The data analysis showed that, when caseworkers communicated with both the guardian ad litem and the therapist or counselor working with the family, foster children were more likely to be reunified with their families.

However, when they communicated with only one of those professionals – just the guardian ad litem or just the therapists and counselors – this likelihood not only disappeared, but in some cases was associated with a reduced likelihood of timely reunification.

“Frequent interprofessional communication had what we might call an additive effect,” says Phillips. “It suggested that caseworkers really need to be communicating frequently with both professionals in order to facilitate timely reunification, that communicating frequently with just one of those professionals does not necessarily increase the likelihood of timely reunification.”

As part of the study, Phillips also conducted qualitative interviews with some of the caseworkers, guardians ad litem, substance use counselors, and therapists involved in child welfare cases in the county system in order to further explore how interprofessional communication might contribute to timely reunification.

“In the qualitative phase, three themes emerged that suggest why interprofessional communication may facilitate timely reunification,” Phillips says. “One is that, when these professionals are communicating, they’re better able to identify and address any barriers to reunification. Maybe the family needs a bus pass. Maybe the parents aren’t attending their substance use treatment regularly and the professionals need to address that. If you think about it, each professional has one piece of the puzzle they’re seeking to fit, and so only by sharing information are they getting the complete picture of what needs to happen.”

A second theme was that frequent communication helped the team of professional stay on the same page in terms of expectations about what they needed to see happening in order to reunify a child, and a third theme was that, when professionals are communicating, they’re enabled to make decisions in a timely manner. If they’re simply not hearing information, decisions may be delayed.

“One study participant was a guardian ad litem, and they weren’t getting information from the caseworker about how the family had progressed,” Phillips says, “so they weren’t in a position where they could advocate for the child to return home. And they actually said, had I known this, had I had this information, I could have recommended reunification two months earlier. And that really resonated with me personally, just thinking of a kid lingering in foster care for two months for no reason.”
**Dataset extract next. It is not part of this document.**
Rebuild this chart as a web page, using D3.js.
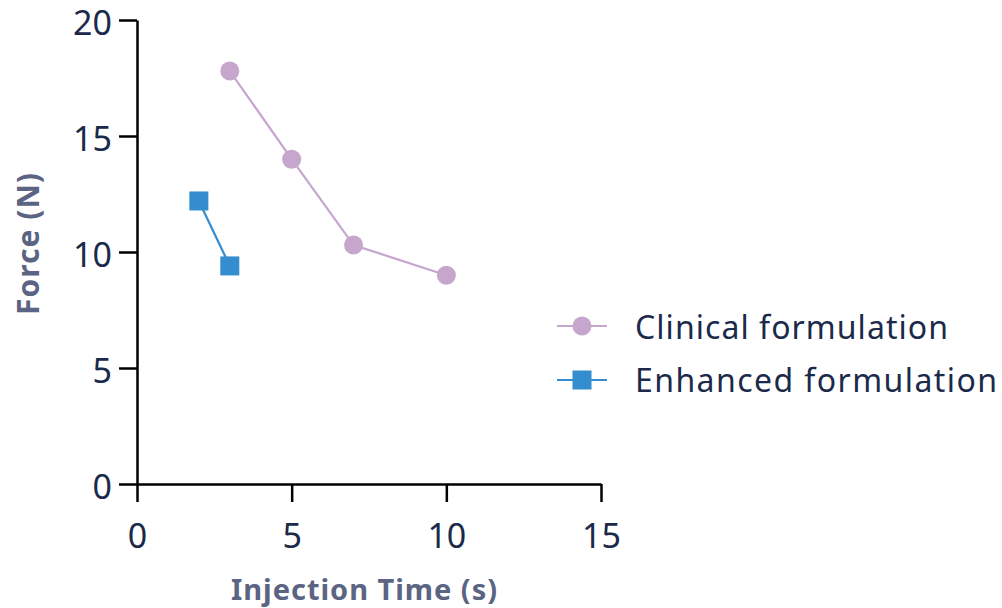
<!DOCTYPE html>
<html><head><meta charset="utf-8">
<script src="https://cdn.jsdelivr.net/npm/d3@7"></script>
<style>body{margin:0;background:#fff}svg{display:block}</style>
</head><body><svg id="c" width="1002" height="608"></svg>
<script>
const xTicks = [0, 5, 10, 15];
const yTicks = [0, 5, 10, 15, 20];
const clinicalX = [3, 5, 7, 10];
const clinicalY = [17.8, 14.0, 10.3, 9.0];
const enhancedX = [2, 3];
const enhancedY = [12.2, 9.4];
const seriesNames = ["Clinical formulation", "Enhanced formulation"];
const xTitle = "Injection Time (s)";
const yTitle = "Force (N)";

const font = "'Noto Sans', sans-serif";
const tickColor = "#1b2a4a";
const titleColor = "#5b6482";
const cClin = "#c6a6cd", cEnh = "#338dcf";

const svg = d3.select("#c");
const x = d3.scaleLinear().domain([0, 15]).range([137, 601]);
const y = d3.scaleLinear().domain([0, 20]).range([484, 20]);

const xa = svg.append("g").attr("transform", "translate(0,484)")
  .call(d3.axisBottom(x).tickValues(xTicks).tickSize(18).tickPadding(22).tickSizeOuter(0));
const ya = svg.append("g").attr("transform", "translate(137,0)")
  .call(d3.axisLeft(y).tickValues(yTicks).tickSize(18).tickPadding(7).tickSizeOuter(0));
[xa, ya].forEach(a => {
  a.select(".domain").attr("stroke", "#000").attr("stroke-width", 2.5);
  a.selectAll(".tick line").attr("stroke", "#000").attr("stroke-width", 2.5);
  a.selectAll(".tick text").attr("fill", tickColor).style("font-family", font).style("font-size", "34px");
});
ya.selectAll(".tick text").attr("dy", "0.42em");

svg.append("text").attr("x", 364).attr("y", 600).attr("text-anchor", "middle")
  .attr("fill", titleColor).style("font-family", font).style("font-size", "29px").style("font-weight", "bold")
  .attr("textLength", 266).attr("lengthAdjust", "spacing").text(xTitle);
svg.append("text").attr("transform", "translate(39,244) rotate(-90)").attr("text-anchor", "middle")
  .attr("fill", titleColor).style("font-family", font).style("font-size", "30px").style("font-weight", "bold")
  .attr("textLength", 142).attr("lengthAdjust", "spacing").text(yTitle);

const line = d3.line().x(d => x(d[0])).y(d => y(d[1]));
const clin = clinicalX.map((v, i) => [v, clinicalY[i]]);
const enh = enhancedX.map((v, i) => [v, enhancedY[i]]);

svg.append("path").attr("d", line(clin)).attr("fill", "none").attr("stroke", cClin).attr("stroke-width", 2.2);
svg.append("path").attr("d", line(enh)).attr("fill", "none").attr("stroke", cEnh).attr("stroke-width", 2.2);
svg.selectAll(".cp").data(clin).enter().append("circle")
  .attr("cx", d => x(d[0])).attr("cy", d => y(d[1])).attr("r", 9.5).attr("fill", cClin);
svg.selectAll(".ep").data(enh).enter().append("rect")
  .attr("x", d => x(d[0]) - 9.5).attr("y", d => y(d[1]) - 9.5).attr("width", 19).attr("height", 19).attr("fill", cEnh);

// legend
const leg = [[326, cClin, "circle", 339, 313], [380, cEnh, "rect", 392, 362]];
leg.forEach((l, i) => {
  const g = svg.append("g");
  g.append("line").attr("x1", 557).attr("x2", 607).attr("y1", l[0]).attr("y2", l[0]).attr("stroke", l[1]).attr("stroke-width", 2.2);
  if (l[2] === "circle") g.append("circle").attr("cx", 582).attr("cy", l[0]).attr("r", 9.5).attr("fill", l[1]);
  else g.append("rect").attr("x", 572.5).attr("y", l[0] - 9.5).attr("width", 19).attr("height", 19).attr("fill", l[1]);
  g.append("text").attr("x", 635).attr("y", l[3]).attr("fill", tickColor)
    .style("font-family", font).style("font-size", "32px")
    .attr("textLength", l[4]).attr("lengthAdjust", "spacing").text(seriesNames[i]);
});
</script></body></html>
While the study was limited to data from one county, and was dependent on caseworkers recording their own data into the centralized database, the findings, Phillips says, help to fill an existing gap in our understanding of how improving communication between child welfare professionals might positively impact family outcomes.

He hopes that additional research will help develop a better understanding of interprofessional collaboration that can help to guide policymakers and child welfare administrators in developing policies, guidance, and protocols that encourage interprofessional collaboration as a means of improving child and family wellbeing.

“What I’m trying to do with my research is determine if interprofessional collaboration is related to various outcomes in the child welfare system – whether it may be outcomes for families, like timely reunification, or outcomes for professionals,” he says, “and then once I understand that better, shifting to say, OK, we know this is important. How can we promote it? How can we facilitate it? A related goal of my research is to identify the key components of interprofessional collaboration—or what it looks like when professionals collaborate well. We need to understand that more so that we can know what we need to target with our interventions. If you’re going to design a training on interprofessional collaboration, what is it that you should be talking about?”


This study was supported by grant funding from the National Association of Social Workers.